News & Advice

The U.S. Has Its First Museum Dedicated to the Olympics and Paralympics

Opening in Colorado amid the pandemic, it's also social distancing–friendly.
U.S. Olympic and Paralympic Museum Exterior
Diller Scofidio + Renfro

Fans may not be able to watch the Olympic and Paralympic Games in Tokyo this summer, but they do have a pretty good alternative: the new United States Olympic and Paralympic Museum (USOPM) in Colorado Springs, Colorado, dedicated to telling the stories of the country’s top athletes, which opened on July 30.

Designed by New York-based firm Diller Scofidio + Renfro, the 60,000-square-foot museum, which took about three years to build, is estimated to have cost about $91 million, according to the AP. Among the highlights visitors can look forward to across its dozen galleries are the museum’s collection of torches, including the curved Sydney 2000 model, in part inspired by the city’s famed Opera House, and the training gallery, which has six interactive activities that allow visitors to see how they stack up to Olympic and Paralympic athletes, like a track for the 30-meter dash.

Though anticipation for the first-of-its-kind complex, has run high in the years since construction began, its opening has taken on new significance, unfolding not only during a pandemic, but in a year when the games, now postponed to 2021, were set to take place. According to museum CEO Christopher Liedel, however, many of the innovations that make the museum one of the most accessible in the world are also proving useful in this new context.

State-of-the-art visitor credentials, for example, which are enhanced with RFID, or radio-frequency identification, to accommodate user preferences and possible impairments, help make for a mostly contactless viewing experience throughout the museum. If you have difficulty seeing, for example, you can register this ahead of your visit, and the RFID chip will respond accordingly, activating different technology to increase text size on digital monitors throughout the 12 galleries. Similarly, if you pre-select certain athletes in your registration, the RFID will trigger this as you enter a new room, calling them up for you to view specifically.

These same tech-enabled badges, which are similar to those used by ski resorts, also allow museum staff to monitor where people are, and to prevent overcrowding from occurring. “We were able to create controls with the RFID so that we’d know who was next to each other, where they were, and how to pattern out social distancing,” says Liedel. Consequently, the museum can also use the technology to “control flow from one gallery to the next,” and gain a better understanding of which displays draw the most foot traffic.
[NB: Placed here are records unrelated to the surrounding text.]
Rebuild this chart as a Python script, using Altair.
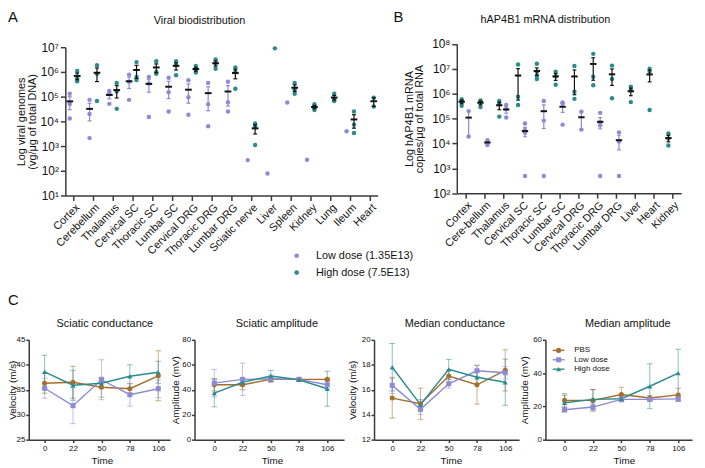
import json
import math
import altair as alt
import pandas as pd

FONT = "Liberation Sans"
W, H = 697, 460          # whole canvas (page margin 8px -> canvas = reference - 8)

PURPLE = "#8E8AD6"
TEAL = "#2A8B8E"
BROWN = "#A36F2A"
INK = "#111111"
AXIS = "#3a3a3a"

# ---------------- Panel A: viral genomes (vg/ug DNA) ----------------
organs_a = ["Cortex", "Cerebellum", "Thalamus", "Cervical SC", "Thoracic SC", "Lumbar SC",
            "Cervical DRG", "Thoracic DRG", "Lumbar DRG", "Sciatic nerve", "Liver", "Spleen",
            "Kidney", "Lung", "Ileum", "Heart"]
vg_low = [[1.3e5, 5e4, 1.3e4], [7.4e4, 2e4, 2.1e3], [1.7e5, 1.3e5, 5.1e4], [7.8e5, 4e5, 7.4e4],
          [6.3e5, 3.4e5, 1.5e4], [5.8e5, 1.5e5, 2.5e4], [4.6e5, 9.4e4, 1.85e4], [3.6e5, 4.9e4, 6.3e3],
          [4e5, 5.9e4, 2.5e4], [2.7e2], [78], [5.8e4], [2.8e2], [], [4e3], []]
vg_high = [[1.1e6, 5.5e5, 4.2e5], [1.85e6, 8.5e5, 6.7e4], [3.6e5, 1.6e5, 3.2e4], [2.5e6, 6.3e5, 4.7e5],
           [2.7e6, 1e6, 8.5e5], [2.7e6, 1.85e6, 7.4e5], [1.74e6, 1.24e6, 9.4e5], [3.2e6, 2.2e6, 1.35e6],
           [1.5e6, 1e6, 2.1e5], [8.2e3, 6.3e3, 1.1e3], [9e6], [3.6e5, 2e5, 1.3e5],
           [4.9e4, 3.6e4, 2.9e4], [1.3e5, 7.8e4, 6.7e4], [2.5e4, 7.4e3, 3.4e3], [9e4, 4e4]]

# ---------------- Panel B: hAP4B1 mRNA copies/ug RNA ----------------
organs_b = ["Cortex", "Cere-bellum", "Thalamus", "Cervical SC", "Thoracic SC", "Lumbar SC",
            "Cervical DRG", "Thoracic DRG", "Lumbar DRG", "Liver", "Heart", "Kidney"]
mrna_high = [[6e5, 5e5, 3.3e5], [5.3e5, 4.8e5, 2.9e5], [5.1e5, 4e5, 1.2e5], [1.5e7, 7.6e5, 3.5e5],
             [1.6e7, 7.6e6, 5.2e6, 3.9e6], [7.6e6, 5e6, 2.3e6], [1.3e7, 1.2e6, 6.2e5],
             [4e7, 4.8e6, 2.2e6], [1.35e7, 3.9e6, 6.6e5], [1.9e6, 1.4e6, 4.6e5],
             [1e7, 7.6e6, 2.2e5], [2.5e4, 1.6e4, 8.3e3]]
mrna_low = [[2e5, 1.9e4], [1.35e4, 1.07e4, 8.7e3], [3.5e5, 2.4e5, 1.1e5], [6.3e4, 3.5e4, 2.7e4, 490],
            [5.1e5, 8.3e4, 490], [4.4e5, 4e5, 5.7e4], [1.9e5, 3.6e4], [1.7e5, 7.2e4, 5.4e4, 490],
            [2.8e4, 1.2e4, 490], [], [], []]

# ---------------- Panel C: nerve conduction ----------------
times = ["0", "22", "50", "78", "106"]
groups = ["PBS", "Low dose", "High dose"]

sci_cond_mean = {"PBS": [36.3, 36.5, 35.5, 35.2, 37.8],
                 "Low dose": [35.3, 31.8, 37.0, 34.0, 35.2],
                 "High dose": [38.6, 35.9, 36.3, 37.7, 38.5]}
sci_cond_sem = {"PBS": [2.0, 3.2, 2.0, 1.0, 5.0],
                "Low dose": [2.0, 3.6, 4.0, 2.3, 1.8],
                "High dose": [3.3, 3.0, 1.0, 2.3, 2.2]}
sci_amp_mean = {"PBS": [44.0, 44.0, 48.3, 48.3, 48.3],
                "Low dose": [45.3, 48.3, 48.8, 48.3, 44.0],
                "High dose": [37.3, 46.0, 51.0, 48.0, 40.8]}
sci_amp_sem = {"PBS": [5.0, 4.0, 1.5, 1.0, 1.0],
               "Low dose": [11.0, 13.0, 3.0, 1.5, 3.0],
               "High dose": [11.0, 3.0, 4.5, 1.0, 14.0]}
med_cond_mean = {"PBS": [15.33, 14.88, 17.1, 16.4, 17.55],
                 "Low dose": [16.35, 14.43, 16.48, 17.52, 17.36],
                 "High dose": [17.8, 14.8, 17.63, 17.0, 16.6]}
med_cond_sem = {"PBS": [1.6, 1.25, 0.5, 1.55, 1.65],
                "Low dose": [0.65, 0.4, 0.35, 0.45, 0.5],
                "High dose": [1.9, 0.4, 0.8, 0.5, 1.85]}
med_amp_mean = {"PBS": [23.6, 23.6, 27.1, 25.0, 26.9],
                "Low dose": [18.0, 19.6, 24.2, 24.2, 24.5],
                "High dose": [22.2, 24.2, 24.6, 32.1, 40.0]}
med_amp_sem = {"PBS": [4.0, 6.5, 4.4, 1.5, 4.0],
               "Low dose": [1.5, 2.0, 1.0, 1.0, 1.2],
               "High dose": [4.5, 6.0, 1.0, 13.5, 14.3]}

SUPS = ["\u2070", "\u00b9", "\u00b2", "\u00b3", "\u2074", "\u2075", "\u2076", "\u2077", "\u2078"]
SUP_EXPR = "'10' + " + json.dumps(SUPS) + "[round(log(datum.value) / LN10)]"

SHAPES = ["circle", "square", "triangle-up"]
COLS = [BROWN, PURPLE, TEAL]


def tidy(organs, low, high):
    rows = []
    for dose, series in (("Low", low), ("High", high)):
        for i, vals in enumerate(series):
            for v in vals:
                rows.append({"organ": organs[i], "idx": i, "dose": dose, "value": v})
    return pd.DataFrame(rows)


def dot_panel(df, names, xdom, xrng, ydom, yrng, ytitle, ytitle_x, off_low, off_high, legend):
    xexpr = f"datum.idx + (datum.dose == 'Low' ? {off_low} : {off_high})"
    xs = alt.Scale(domain=xdom, range=xrng, nice=False, zero=False)
    ys = alt.Scale(type="log", domain=ydom, range=yrng, nice=False)
    lo_e, hi_e = int(round(math.log10(ydom[0]))), int(round(math.log10(ydom[1])))
    xax = alt.Axis(orient="bottom", offset=yrng[0] - H, values=list(range(len(names))),
                   labelExpr=json.dumps(names) + "[datum.value]", labelAngle=315, labelFontSize=11,
                   labelOverlap=False, labelFlush=False, labelPadding=1, tickSize=5, title=None)
    yax = alt.Axis(orient="left", offset=-xrng[0], values=[10 ** k for k in range(lo_e, hi_e + 1)],
                   labelExpr=SUP_EXPR, labelFontSize=12, labelOverlap=False, labelFlush=False,
                   tickSize=5, labelPadding=2, title=ytitle, titleX=ytitle_x - xrng[0],
                   titleY=(yrng[0] + yrng[1]) / 2, titleAngle=270, titleAlign="center",
                   titleBaseline="middle", titleFontSize=11, titleLineHeight=10.5)

    def X(f):
        return alt.X(f + ":Q", scale=xs, axis=xax)

    def Y(f):
        return alt.Y(f + ":Q", scale=ys, axis=yax)

    pts = alt.Chart(df).transform_calculate(xp=xexpr).mark_circle(size=20, opacity=1).encode(
        x=X("xp"), y=Y("value"),
        color=alt.Color("dose:N", scale=alt.Scale(domain=["Low", "High"], range=[PURPLE, TEAL]),
                        legend=legend))
    stats = (alt.Chart(df)
             .transform_aggregate(mean="mean(value)", sem="stderr(value)", n="count()",
                                  groupby=["idx", "dose"])
             .transform_filter("datum.n > 1")
             .transform_calculate(xp=xexpr)
             .transform_calculate(lo="datum.mean - datum.sem", hi="datum.mean + datum.sem",
                                  ca="datum.xp - 0.1", cb="datum.xp + 0.1",
                                  ma="datum.xp - 0.17", mb="datum.xp + 0.17"))
    col = alt.condition("datum.dose == 'Low'", alt.value(PURPLE), alt.value(INK))
    err = stats.mark_rule(strokeWidth=1.2).encode(x=X("xp"), y=Y("lo"), y2="hi:Q", color=col)
    cap_lo = stats.mark_rule(strokeWidth=1.2).encode(x=X("ca"), x2="cb:Q", y=Y("lo"), color=col)
    cap_hi = stats.mark_rule(strokeWidth=1.2).encode(x=X("ca"), x2="cb:Q", y=Y("hi"), color=col)
    mean = stats.mark_rule(strokeWidth=2, color=INK).encode(x=X("ma"), x2="mb:Q", y=Y("mean"))
    return alt.layer(pts, err, cap_lo, cap_hi, mean)


def line_panel(means, sems, xdom, xrng, ydom, yvals, ytitle, ytitle_x, time_x):
    rows = []
    for g in groups:
        for i in range(len(times)):
            rows.append({"group": g, "t": i, "mean": means[g][i], "sem": sems[g][i]})
    df = pd.DataFrame(rows)
    yrng = [434, 333]
    xs = alt.Scale(domain=xdom, range=xrng, nice=False, zero=False)
    ys = alt.Scale(domain=ydom, range=yrng, nice=False, zero=False)
    xax = alt.Axis(orient="bottom", offset=yrng[0] - H, values=list(range(len(times))),
                   labelExpr=json.dumps(times) + "[datum.value]", labelFontSize=8, tickSize=3,
                   labelPadding=2, labelFlush=False, labelOverlap=False, title="Time",
                   titleFontSize=10, titleX=time_x, titleY=21, titleAlign="center",
                   titleBaseline="middle")
    yax = alt.Axis(orient="left", offset=-xrng[0], values=yvals, labelFontSize=8, tickSize=3,
                   labelPadding=1, labelFlush=False, labelOverlap=False, title=ytitle,
                   titleFontSize=10, titleX=ytitle_x - xrng[0], titleY=(yrng[0] + yrng[1]) / 2,
                   titleAngle=270, titleAlign="center", titleBaseline="middle")

    def X(f):
        return alt.X(f + ":Q", scale=xs, axis=xax)

    def Y(f):
        return alt.Y(f + ":Q", scale=ys, axis=yax)

    cscale = alt.Scale(domain=groups, range=COLS)
    base = alt.Chart(df).transform_calculate(lo="datum.mean - datum.sem", hi="datum.mean + datum.sem",
                                             ca="datum.t - 0.1", cb="datum.t + 0.1")
    ccol = alt.Color("group:N", scale=cscale, legend=None)
    err = base.mark_rule(strokeWidth=1, opacity=0.55).encode(x=X("t"), y=Y("lo"), y2="hi:Q", color=ccol)
    cap_lo = base.mark_rule(strokeWidth=1, opacity=0.55).encode(x=X("ca"), x2="cb:Q", y=Y("lo"), color=ccol)
    cap_hi = base.mark_rule(strokeWidth=1, opacity=0.55).encode(x=X("ca"), x2="cb:Q", y=Y("hi"), color=ccol)
    lines = base.mark_line(strokeWidth=1.4).encode(x=X("t"), y=Y("mean"), color=ccol)
    layers = [err, cap_lo, cap_hi, lines]
    for g, shp, c in zip(groups, SHAPES, COLS):
        layers.append(base.transform_filter(f"datum.group == '{g}'")
                      .mark_point(filled=True, shape=shp, size=26, color=c, opacity=1)
                      .encode(x=X("t"), y=Y("mean")))
    return alt.layer(*layers)


def legend_c(x_line, x_text, y_rows):
    """Key for panel C: short line + marker + label per group (rows placed by a point scale)."""
    ldf = pd.DataFrame({"group": groups})
    ys = alt.Scale(type="point", domain=groups, range=y_rows, padding=0)
    Y = alt.Y("group:N", scale=ys, axis=None)
    segs = alt.Chart(ldf).mark_rule(strokeWidth=1.4).encode(
        y=Y, x=alt.value(x_line[0]), x2=alt.value(x_line[1]),
        color=alt.Color("group:N", scale=alt.Scale(domain=groups, range=COLS), legend=None))
    layers = [segs]
    for g, shp, c in zip(groups, SHAPES, COLS):
        layers.append(alt.Chart(ldf).transform_filter(f"datum.group == '{g}'")
                      .mark_point(filled=True, shape=shp, size=26, color=c, opacity=1)
                      .encode(y=Y, x=alt.value((x_line[0] + x_line[1]) / 2)))
    labels = alt.Chart(ldf).mark_text(align="left", baseline="middle", fontSize=8, font=FONT,
                                      color=INK).encode(y=Y, x=alt.value(x_text), text="group:N")
    layers.append(labels)
    return alt.layer(*layers)


def text(txt, x, y, size, align="center", baseline="middle"):
    return alt.Chart(pd.DataFrame({"t": [txt]})).mark_text(
        fontSize=size, align=align, baseline=baseline, font=FONT, color=INK).encode(
        text="t:N", x=alt.value(x), y=alt.value(y))


legA = alt.Legend(orient="none", legendX=286.5, legendY=242.5, title=None, symbolSize=22,
                  labelFontSize=11, labelOffset=14, rowPadding=5, padding=0,
                  labelExpr="datum.label == 'Low' ? 'Low dose (1.35E13)' : 'High dose (7.5E13)'")

panelA = dot_panel(tidy(organs_a, vg_low, vg_high), organs_a, [-0.4, 15.4], [58, 374],
                   [10, 1e7], [187, 37], ["Log viral genomes", "(vg/\u03bcg of total DNA)"], 14,
                   -0.175, 0.2, legA)
panelB = dot_panel(tidy(organs_b, mrna_low, mrna_high), organs_b, [-0.47, 11.47], [454, 681],
                   [1e2, 1e8], [184.7, 33.7], ["Log hAP4B1 mRNA", "copies/\u03bcg of total RNA"], 406,
                   0.16, -0.21, None)

C1 = line_panel(sci_cond_mean, sci_cond_sem, [-0.557, 4.417], [21, 164], [25, 45],
                [25, 30, 35, 40, 45], "Velocity (m/s)", 5, 95)
C2 = line_panel(sci_amp_mean, sci_amp_sem, [-0.70, 4.595], [188.7, 340], [0, 80],
                [0, 20, 40, 60, 80], "Amplitude (mV)", 169, 267)
C3 = line_panel(med_cond_mean, med_cond_sem, [-0.644, 4.49], [370.3, 517], [12, 20],
                [12, 14, 16, 18, 20], "Velocity (m/s)", 349, 448)
C4 = line_panel(med_amp_mean, med_amp_sem, [-0.671, 4.487], [543.7, 692], [0, 60],
                [0, 20, 40, 60], "Amplitude (mV)", 523, 623)
keyC = legend_c([551, 563], 572.7, [343.7, 362.7])

texts = [
    text("A", 0, 11.5, 15, "left", "alphabetic"),
    text("B", 390, 11.5, 15, "left", "alphabetic"),
    text("C", 0, 298, 15, "left", "alphabetic"),
    text("Viral biodistribution", 193.7, 10.5, 11),
    text("hAP4B1 mRNA distribution", 543.7, 9, 11),
    text("Sciatic conductance", 98, 317, 11),
    text("Sciatic amplitude", 272, 317, 11),
    text("Median conductance", 452, 317, 11),
    text("Median amplitude", 627, 317, 11),
]

chart = (alt.layer(panelA, panelB, C1, C2, C3, C4, keyC, *texts)
         .resolve_scale(x="independent", y="independent", color="independent")
         .properties(width=W, height=H, padding=0, autosize=alt.AutoSizeParams(type="none"))
         .configure_view(stroke=None)
         .configure_axis(grid=False, domainColor=AXIS, tickColor=AXIS, domainWidth=1.5, tickWidth=1.5,
                         labelFont=FONT, titleFont=FONT, labelColor=INK, titleColor=INK,
                         titleFontWeight="normal")
         .configure_legend(labelFont=FONT, labelColor=INK)
         .configure_text(font=FONT))

chart.save("out.html", embed_options={"renderer": "svg", "actions": False})
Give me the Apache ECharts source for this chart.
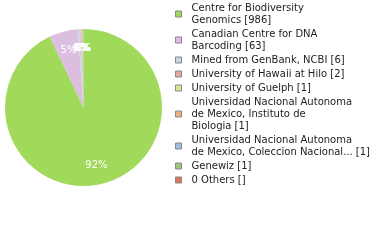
<!DOCTYPE html>
<html>
<head>
<meta charset="utf-8">
<script src="https://cdn.jsdelivr.net/npm/echarts@6/dist/echarts.min.js"></script>
<style>
html,body{margin:0;padding:0;background:#fff;}
#chart{width:380px;height:240px;}
</style>
</head>
<body>
<div id="chart"></div>
<script>
var categories = [
  "Centre for Biodiversity Genomics",
  "Canadian Centre for DNA Barcoding",
  "Mined from GenBank, NCBI",
  "University of Hawaii at Hilo",
  "University of Guelph",
  "Universidad Nacional Autonoma de Mexico, Instituto de Biologia",
  "Universidad Nacional Autonoma de Mexico, Coleccion Nacional",
  "Genewiz",
  "0 Others"
];
var values = [986, 63, 6, 2, 1, 1, 1, 1, 0];
var legendLabels = [
  "Centre for Biodiversity\nGenomics [986]",
  "Canadian Centre for DNA\nBarcoding [63]",
  "Mined from GenBank, NCBI [6]",
  "University of Hawaii at Hilo [2]",
  "University of Guelph [1]",
  "Universidad Nacional Autonoma\nde Mexico, Instituto de\nBiologia [1]",
  "Universidad Nacional Autonoma\nde Mexico, Coleccion Nacional... [1]",
  "Genewiz [1]",
  "0 Others []"
];
var colors = ["#a1d95b", "#dcbfe0", "#c8d8e3", "#e3a99c", "#dfe19d", "#f1b07a", "#9dbde2", "#9cc67b", "#dc7558"];

var CX = 83.5, CY = 107.5, R = 78.5, LABEL_R = 0.75 * R;

var labelMap = {};
categories.forEach(function (c, i) { labelMap[c] = legendLabels[i]; });

var total = values.reduce(function (a, b) { return a + b; }, 0);

var mainData = categories.map(function (c, i) {
  return { name: c, value: values[i], itemStyle: { color: colors[i] }, label: { show: values[i] > 0 } };
});

var chart = echarts.init(document.getElementById('chart'), null, { renderer: 'canvas' });
chart.setOption({
  animation: false,
  backgroundColor: '#ffffff',
  legend: {
    orient: 'vertical',
    left: 175,
    top: 2,
    itemWidth: 6,
    itemHeight: 6,
    itemGap: 2,
    icon: 'rect',
    padding: 0,
    selectedMode: false,
    itemStyle: { borderColor: '#888888', borderWidth: 1 },
    data: categories,
    formatter: function (name) { return labelMap[name]; },
    textStyle: {
      fontFamily: 'DejaVu Sans',
      fontSize: 10,
      lineHeight: 12,
      color: '#222222',
      padding: [0, 0, 0, 5]
    }
  },
  series: [
    {
      type: 'pie',
      center: [CX, CY],
      radius: [0, R],
      startAngle: 90,
      clockwise: true,
      avoidLabelOverlap: false,
      minShowLabelAngle: 0,
      labelLine: { show: false },
      itemStyle: { borderWidth: 0 },
      emphasis: { disabled: true },
      label: {
        show: true,
        position: 'inside',
        color: '#ffffff',
        fontFamily: 'DejaVu Sans',
        fontSize: 10,
        formatter: function (p) { return Math.floor(p.percent) + '%'; }
      },
      labelLayout: function (params) {
        var i = params.dataIndex;
        var before = 0;
        for (var k = 0; k < i; k++) before += values[k];
        var mid = (before + values[i] / 2) / total;
        var ang = (90 - mid * 360) * Math.PI / 180;
        return {
          x: CX + LABEL_R * Math.cos(ang),
          y: CY - LABEL_R * Math.sin(ang),
          align: 'center',
          verticalAlign: 'middle',
          hideOverlap: false
        };
      },
      data: mainData
    }
  ]
});
</script>
</body>
</html>
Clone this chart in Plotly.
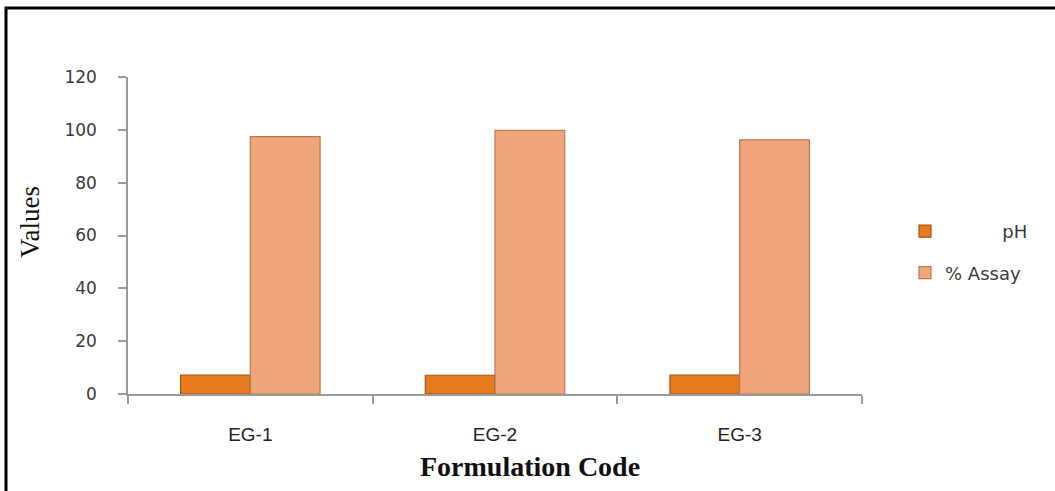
import plotly.graph_objects as go

# Formulation codes and measured values
formulations = ["EG-1", "EG-2", "EG-3"]
ph_values = [7.2, 7.1, 7.2]
assay_values = [97.4, 99.8, 96.2]
y_ticks = [0, 20, 40, 60, 80, 100, 120]

W, H = 1055, 491
L, R, T, B = 128, 193, 77, 97
pw, ph = W - L - R, H - T - B


def px_x(x):
    return (x - L) / pw


def px_y(y):
    return (H - B - y) / ph


tick_font = dict(family="DejaVu Sans", size=17, color="#3a3a3a")

fig = go.Figure()
fig.add_trace(go.Bar(
    x=formulations, y=ph_values,
    name="\u00a0" * 10 + "pH",
    legendgroup="a",
    marker=dict(color="#E57B1E", line=dict(color="#A9520F", width=1.2)),
))
fig.add_trace(go.Bar(
    x=formulations, y=assay_values, name="% Assay",
    legendgroup="b",
    marker=dict(color="#F0A67A", line=dict(color="#B87852", width=1.2)),
))

fig.update_layout(
    width=W, height=H,
    margin=dict(l=L, r=R, t=T, b=B, autoexpand=False),
    paper_bgcolor="white", plot_bgcolor="white",
    barmode="group", bargap=0.43, bargroupgap=0,
    showlegend=True,
    legend=dict(
        x=px_x(905), y=px_y(213), xanchor="left", yanchor="top",
        font=dict(family="DejaVu Sans", size=18, color="#3a3a3a"),
        tracegroupgap=15, itemwidth=30,
        bgcolor="rgba(0,0,0,0)",
    ),
    shapes=[dict(
        type="rect", xref="paper", yref="paper",
        x0=px_x(6), x1=px_x(W + 20),
        y0=px_y(H + 20), y1=px_y(8),
        line=dict(color="black", width=3), layer="below",
    )],
    annotations=[
        dict(text="<b>Formulation Code</b>", xref="paper", yref="paper",
             x=px_x(530), y=px_y(467), xanchor="center", yanchor="middle",
             showarrow=False,
             font=dict(family="Liberation Serif", size=28, color="#111")),
        dict(text="Values", xref="paper", yref="paper",
             x=px_x(30), y=px_y(222), xanchor="center", yanchor="middle",
             showarrow=False, textangle=-90,
             font=dict(family="Liberation Serif", size=27, color="#111")),
    ],
)

fig.update_xaxes(
    type="category", tickson="boundaries",
    showline=True, linecolor="#9a9a9a", linewidth=1.5,
    ticks="outside", ticklen=8, tickcolor="#9a9a9a", tickwidth=1.5,
    tickfont=dict(family="Liberation Sans Narrow, Liberation Sans", size=19, color="#222"),
    ticklabelstandoff=22,
    showgrid=False,
)
fig.update_yaxes(
    range=[0, 120], tickvals=y_ticks,
    showline=True, linecolor="#9a9a9a", linewidth=1.5,
    ticks="outside", ticklen=8, tickcolor="#9a9a9a", tickwidth=1.5,
    tickfont=tick_font, ticklabelstandoff=18,
    showgrid=False, zeroline=False,
)

fig.write_html("out.html")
Visitors will find several hundred artifacts presented throughout the museum, including a collection of torches from the Games dating back to 1936.

Bill Baum

The museum’s layout, or what Liedel calls its “narrative arc,” can also help moderate foot traffic. There’s a beginning, middle, and end to the user experience, with guests beginning their visit at the top of the museum, on the third floor, before working their way down. Rather than entering through a front door with options scattered throughout, “you flow from gallery to gallery to gallery,” he says. “You’re really put on a path to move through the museum.” Galleries include a "lab" that demonstrates how science and technology, including prosthetic limbs and even performance-enhancing drugs, can factor into an athlete’s performance, and a Parade of Nations room that allows guests to experience the thrill of walking into a stadium in front of thousands of fans for the Games’ Opening Ceremony, beginning in a darkened tunnel and ending in a 360-degree multimedia experience.

Rooms contain floor signage and physical dividers to promote social distancing, Liedel says, and there are teams that sanitize each of the galleries between groups, with Purell dispensers strategically placed throughout the halls. Both guests and staff are currently required to wear face coverings in the museum, and the former are subject to temperature checks upon entry.

Per the museum’s website, visitors are “strongly encouraged” to purchase tickets ($25 per adult, and $15 per child up to the age of 12) online in advance, and pre-select a time slot—though, according to Liedel, the museum is keeping about 20 percent of tickets available for on-site purchase. Up to 35 people are welcomed inside every 15 minutes.

The museum’s rotating gallery, to be updated annually, will debut with artwork by the painter LeRoy Neiman, who served as the Olympics’ official painter for five games. The institution also honors members of Team USA who boycotted the 1980 Moscow Olympics in response to the Soviet Union’s invasion of Afghanistan, many of whom never had another chance to compete, in its Summer Games gallery.

USOPM may take a similar approach to spotlighting those whose dreams have been put on pause as a result of the pandemic. Paralympic snowboarder Brittani Coury, for example, gave up her training regimen to return to nursing, knowing that she might have to treat patients with the virus; she was inspired by the nurse who helped her through her own rehabilitation when she lost her leg. “We want to honor that,” says Liedel.

One of the museum’s most significant features, though, might be its interactive map, which displays the hometowns of all 12,174 Team USA athletes who have competed in the Olympic and Paralympic Games. “We want kids to be able to come into the museum and find that athletes don’t come from some faraway part of the country,” says Liedel. “They come from their home state or their hometown, or maybe even down the street.” It's a gesture that underscores the museum's mission. “We want to be a museum of hopes and dreams,” says Liedel.